* DATA FOR THIS EXERCISE *
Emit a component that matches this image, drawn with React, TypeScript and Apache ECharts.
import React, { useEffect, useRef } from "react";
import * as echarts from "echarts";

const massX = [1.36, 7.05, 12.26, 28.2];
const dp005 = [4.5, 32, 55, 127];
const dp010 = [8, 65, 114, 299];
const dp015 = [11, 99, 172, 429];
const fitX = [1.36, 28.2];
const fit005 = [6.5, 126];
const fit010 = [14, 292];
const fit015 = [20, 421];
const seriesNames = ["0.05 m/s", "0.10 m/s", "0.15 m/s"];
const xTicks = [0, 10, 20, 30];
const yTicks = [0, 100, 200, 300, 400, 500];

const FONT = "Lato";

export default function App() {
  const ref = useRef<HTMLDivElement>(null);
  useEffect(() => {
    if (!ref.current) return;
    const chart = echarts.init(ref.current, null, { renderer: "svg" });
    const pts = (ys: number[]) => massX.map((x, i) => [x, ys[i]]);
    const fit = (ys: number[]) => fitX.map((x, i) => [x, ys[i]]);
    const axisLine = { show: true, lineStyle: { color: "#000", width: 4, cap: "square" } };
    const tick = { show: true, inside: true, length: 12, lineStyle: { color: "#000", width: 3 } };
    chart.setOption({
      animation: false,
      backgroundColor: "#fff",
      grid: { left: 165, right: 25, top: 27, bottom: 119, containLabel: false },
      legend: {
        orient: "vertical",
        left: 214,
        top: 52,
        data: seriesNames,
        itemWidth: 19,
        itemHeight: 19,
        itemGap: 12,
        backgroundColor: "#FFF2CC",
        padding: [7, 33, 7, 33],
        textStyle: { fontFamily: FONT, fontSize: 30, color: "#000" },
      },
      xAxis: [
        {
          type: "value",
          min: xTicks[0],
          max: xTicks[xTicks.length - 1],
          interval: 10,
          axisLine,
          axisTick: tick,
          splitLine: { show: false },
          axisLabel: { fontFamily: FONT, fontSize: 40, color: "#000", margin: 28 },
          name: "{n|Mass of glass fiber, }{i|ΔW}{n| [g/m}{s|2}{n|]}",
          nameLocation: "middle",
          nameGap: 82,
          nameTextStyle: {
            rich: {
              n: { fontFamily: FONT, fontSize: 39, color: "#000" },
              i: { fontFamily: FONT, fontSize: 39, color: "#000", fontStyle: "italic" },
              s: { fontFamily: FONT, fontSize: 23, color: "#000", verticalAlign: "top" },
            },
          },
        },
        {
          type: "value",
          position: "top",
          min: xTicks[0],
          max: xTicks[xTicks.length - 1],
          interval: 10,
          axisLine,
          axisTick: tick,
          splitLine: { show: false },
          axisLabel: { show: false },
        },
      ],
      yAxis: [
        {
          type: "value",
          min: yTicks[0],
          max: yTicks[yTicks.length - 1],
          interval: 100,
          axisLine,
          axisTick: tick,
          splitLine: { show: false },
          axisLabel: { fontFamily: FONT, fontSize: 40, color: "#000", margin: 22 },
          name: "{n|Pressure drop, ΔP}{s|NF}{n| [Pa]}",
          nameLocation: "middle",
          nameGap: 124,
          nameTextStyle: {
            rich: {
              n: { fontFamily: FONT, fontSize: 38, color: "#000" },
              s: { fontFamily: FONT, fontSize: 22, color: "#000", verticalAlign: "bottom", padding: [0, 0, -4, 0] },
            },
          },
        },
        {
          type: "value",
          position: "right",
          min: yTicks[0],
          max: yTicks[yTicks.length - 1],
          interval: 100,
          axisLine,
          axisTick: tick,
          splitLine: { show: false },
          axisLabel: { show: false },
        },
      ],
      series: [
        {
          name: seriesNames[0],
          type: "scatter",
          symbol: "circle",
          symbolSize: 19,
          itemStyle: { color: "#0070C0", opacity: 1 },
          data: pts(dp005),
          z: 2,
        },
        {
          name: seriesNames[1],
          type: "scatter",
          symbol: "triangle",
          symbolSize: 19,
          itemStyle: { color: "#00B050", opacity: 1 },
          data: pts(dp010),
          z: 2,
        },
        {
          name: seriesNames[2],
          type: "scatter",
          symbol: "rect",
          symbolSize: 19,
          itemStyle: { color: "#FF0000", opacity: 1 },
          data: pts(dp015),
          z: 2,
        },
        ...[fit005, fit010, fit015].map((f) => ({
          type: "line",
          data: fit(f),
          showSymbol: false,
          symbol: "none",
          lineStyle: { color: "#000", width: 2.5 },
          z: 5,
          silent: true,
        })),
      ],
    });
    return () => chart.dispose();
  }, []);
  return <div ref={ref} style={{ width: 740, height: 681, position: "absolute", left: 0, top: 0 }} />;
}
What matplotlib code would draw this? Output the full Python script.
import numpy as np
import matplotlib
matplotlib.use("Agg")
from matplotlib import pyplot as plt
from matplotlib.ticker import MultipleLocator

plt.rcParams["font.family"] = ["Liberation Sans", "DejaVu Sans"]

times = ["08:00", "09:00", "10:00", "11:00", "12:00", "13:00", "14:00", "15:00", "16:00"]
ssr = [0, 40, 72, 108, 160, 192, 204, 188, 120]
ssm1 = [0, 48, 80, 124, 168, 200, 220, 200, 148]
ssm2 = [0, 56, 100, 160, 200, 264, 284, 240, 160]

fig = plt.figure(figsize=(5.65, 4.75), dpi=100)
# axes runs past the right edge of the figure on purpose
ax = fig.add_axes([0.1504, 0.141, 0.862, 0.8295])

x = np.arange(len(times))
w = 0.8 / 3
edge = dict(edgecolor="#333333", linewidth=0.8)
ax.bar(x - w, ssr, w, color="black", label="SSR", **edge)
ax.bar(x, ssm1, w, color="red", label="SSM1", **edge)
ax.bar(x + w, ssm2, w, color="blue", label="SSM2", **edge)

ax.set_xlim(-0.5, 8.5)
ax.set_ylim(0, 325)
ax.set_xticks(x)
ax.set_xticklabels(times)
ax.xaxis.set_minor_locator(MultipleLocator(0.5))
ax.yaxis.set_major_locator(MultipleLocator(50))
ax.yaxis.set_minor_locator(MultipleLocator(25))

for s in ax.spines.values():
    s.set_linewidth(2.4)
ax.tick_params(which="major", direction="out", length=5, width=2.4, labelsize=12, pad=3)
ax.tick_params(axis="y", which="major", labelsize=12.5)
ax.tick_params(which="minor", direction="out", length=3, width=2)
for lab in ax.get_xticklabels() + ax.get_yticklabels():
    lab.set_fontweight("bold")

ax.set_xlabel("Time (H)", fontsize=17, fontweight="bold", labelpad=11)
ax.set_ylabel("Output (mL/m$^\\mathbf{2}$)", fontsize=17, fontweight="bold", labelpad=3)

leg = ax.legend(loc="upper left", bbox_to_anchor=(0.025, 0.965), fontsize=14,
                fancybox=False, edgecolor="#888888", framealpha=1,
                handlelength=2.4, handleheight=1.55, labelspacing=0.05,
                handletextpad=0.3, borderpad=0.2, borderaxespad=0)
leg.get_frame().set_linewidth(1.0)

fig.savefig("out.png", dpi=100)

* WHAT TO PRODUCE *
Count every line in the data that contains the word "React", then give that count and nothing else.

* FULL RESPONSE *
2